With your comment and having read the article, I think there is another problem China has with innovation, and that’s: what does it do with the Chinese who are of both worlds, able to negotiate both the Chinese Way (to PK’s assertion) and the Western Way of Innovation. It seems China is having a tough time re-integrating its prodigal sons; more difficult, I would argue, than America does given its history of integrating and then benefiting from immigrants.
On the flip side of that consideration though, is that the sea turtles have a very different way of seeing the world - and innovation - than either their forefathers or pure-bread Westerners. I believe it’s in those cracks between worlds from whence true innovation sprouts.
By Thomas Chow on Feb 14, 2008 | Reply
Bill, I agree that the two worlds are very tough to gap. Both from a theoretical perspective and from a personal perspective. If I were to be back in China on a more permanent basis (which I am contemplating), I doubt that I would be accepted by many around me because the Chinese way is already hard on anyone who dares to innovate. Not to mention some of the bias against ABC’s or huayi who end up becoming more westernized. I guess its like being between a rock and a hard place.
I can imagine the gap being bridged at least with the younger generation, but not with the older.
By This is China! on Feb 17, 2008 | Reply
Thomas;
I am of the firm belief the most positive way forward for both worlds is through people who are firmly of both worlds, betwixt and between. It ain’t easy; but someone’s got to do it!
Looking forward to seeing you move here!
By Inst on Feb 21, 2008 | Reply
This generalization seems suspicious. At the same time the generalization the collectivist Chinese holds, there is also the generalization of the Chinese who can not work together.
So, then, the average Chinese person is someone who can neither think for themselves nor work together with others. Isn’t this a contradiction?
By ThoHa on Feb 22, 2008 | Reply
I think the mindset of most, even the most educated people who grew up within the CHinese culture is quite clear, and I would agree that for a Western concept of “innovation”, China is not the best place to grow. I am tempted to put forward the idea, however, that the non-innovative, non-creative way in which many if not most problems are being approached within Chinese families, companies and government agencies has its benefits (a high level of stability of decisions may be the most visible). While I sometimes hate my counterparts for their un-willingness to look for creative approaches, I see that if they did, the frictions they created on their side may be more serious than the solution they come up with on our side.
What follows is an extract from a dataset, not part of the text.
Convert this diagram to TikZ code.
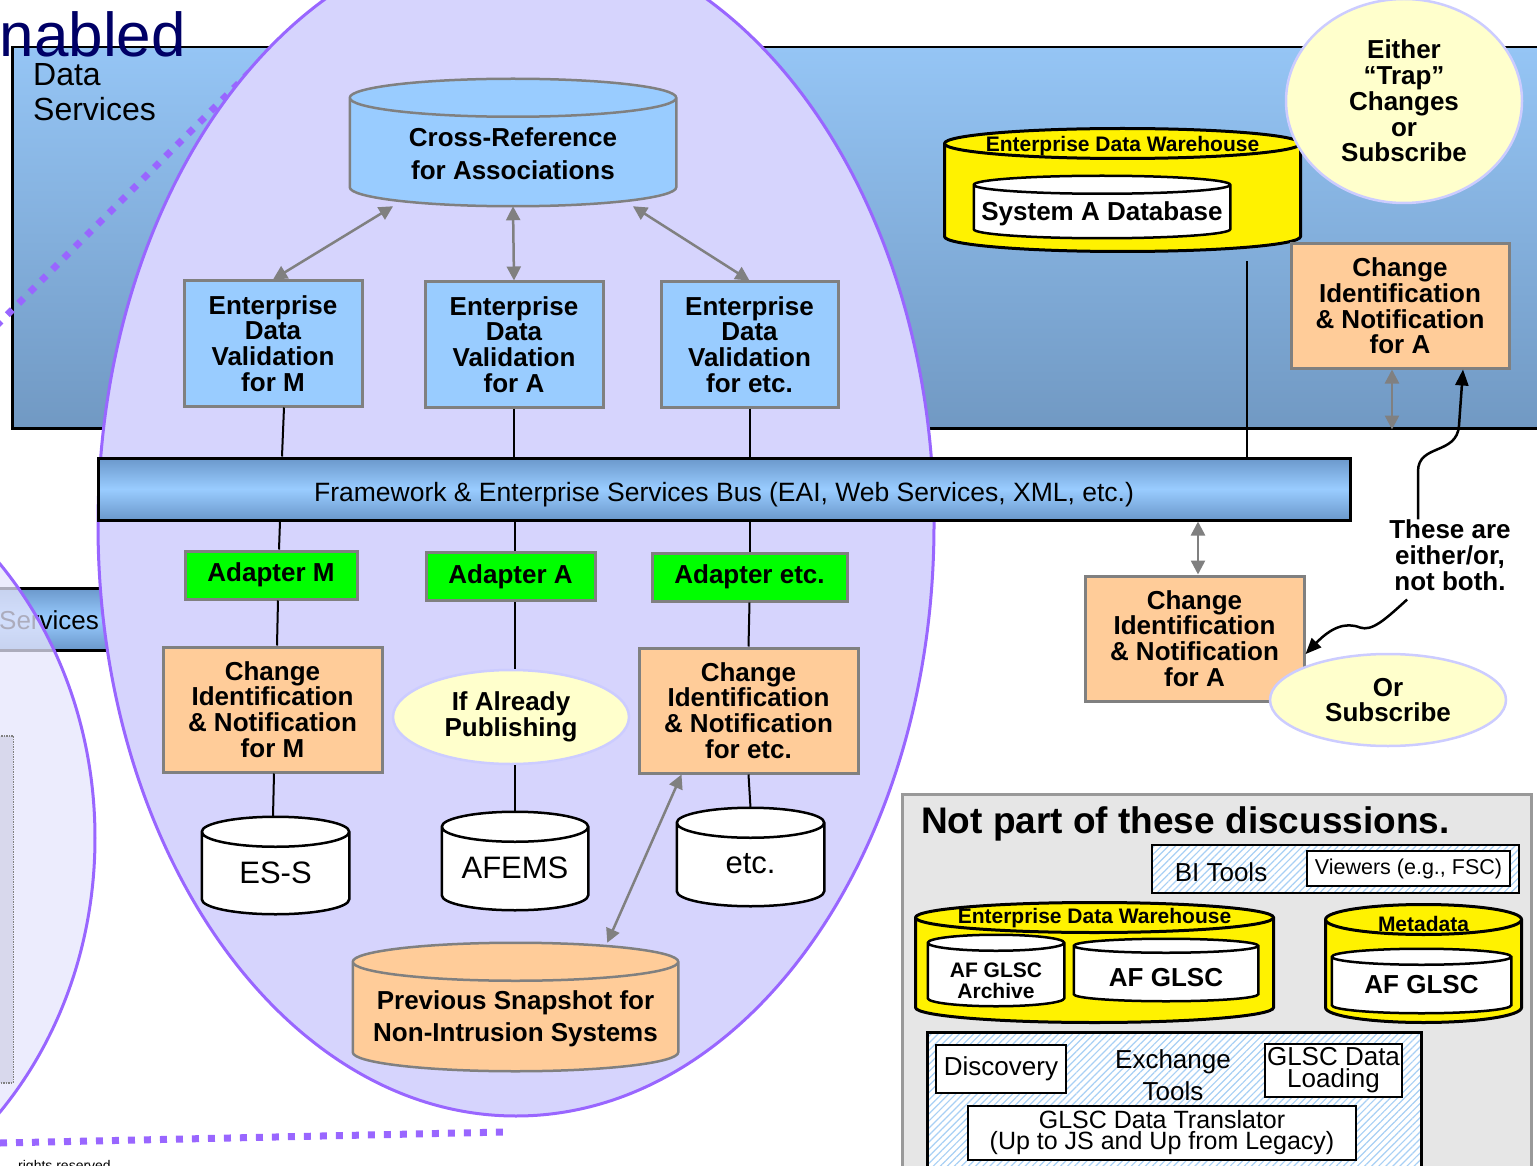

By This is China! on Feb 22, 2008 | Reply
Inst;
However, throughout Chinese history, the Chinese have resolved the contradiction through identification of and reliance on The Strong Man, the one who will tell the group precisely what to think and precisely how to act. Mao knew that to an exacting degree, as do most Party leaders, government officials, factory owners and plant floor managers in today’s China.
This is China! If the country has invented anything, it is The Contradiction.
Of course, this approach to resolving the conflict you identified flies in the face of innovation: creative people solving problems with insights that bubble up through the experiences and issues of everyday people living everyday life. Creative people hate Strong Men; and Strong Men tend to kill off Creative People.
By This is China! on Feb 22, 2008 | Reply
ThoHa;
Problem is, most decisions in the Chinese scrum are made by the Leader, who expects to tell everyone what to do at a nearly micro-level, while everyone in the group expects the Leader to tell them what to do at a nearly micro-level. In other words, the number of frictions within the group may be less than you think, as long as the Leader (or, as I call the Leader in the last comment in this thread, The Strong Man) maintains a mandate from the group to lead. The Leader can lose the mandate through corruption or a lack of compassion; then frictions within the group rise until a new Strong Man appears around whom everyone can coalesce.
By ?WhatIf! Innovation Shanghai on Jun 4, 2008 | Reply
Fascinating comments all around. As someone working and breathing innovation daily, its really interesting to read beyond the comments on how people view innovation and how it can be culturally construed. We went from a definition of American innovation vs. Japan and the importance of new, better, sleeker, more efficient products; to the existence of innovation in China (little-i) and how low-brow or high-brow innovation is still creative regardless of the education system; to The Strong man stifling innovation. We’re pretty much in agreement with all. Product innovation does foster from brave creative brainstorming, not something that is typically taught in Chinese education systems, but that doesn’t stop survivalist creativity that can some times create some of the most innovative concepts. (The coolest thing I’ve seen lately is a peddler’s open umbrella on the highway overpasses with trinkets, magnets and jewelry stuck on them. Should a police officer come by to complain (or should it rain) all he has to do is close the umbrella and run). Innovation can also come from teamwork (we’re a classic example) OR “The Strong Men” (like Steve Jobs or Jack Ma)…though what’s key in that comparison is that innovation behaviours and structures must exist to allow the right environment to exist for ideas to develop. If you work or live in a black/white world, dictated by right and wrong, there’s very little room for experimentation…and innovation rarely happens at the drop of a hat, overnight, in one person’s mind. That happens in a blue moon and even then, how much is one person capable of doing to carry it out? I think Jesus was the last person who did that successfully…then again Mao was doing it for a few good years too…
By This is China! on Jun 5, 2008 | Reply
WhatIf!
Thanks for the insight. I especially appreciate the innovation model you presented of “The Strong Man,” which is certainly apt for the way the Chinese government is going about forcing itself to become an innovation nation.
I’m really looking forward to seeing the umbrella innovation. That sounds like a great chuckle for the day!
By PK on Jun 11, 2008 | Reply
Going back to my original comment at the top of this post (labeled small “i”), I did want to add this point… Give China a few years and as the easy pickings (CTC - copy to China) disappear, the true innovation will grow in leaps and bounds. Once again, limited resources create innovation…not an abundance.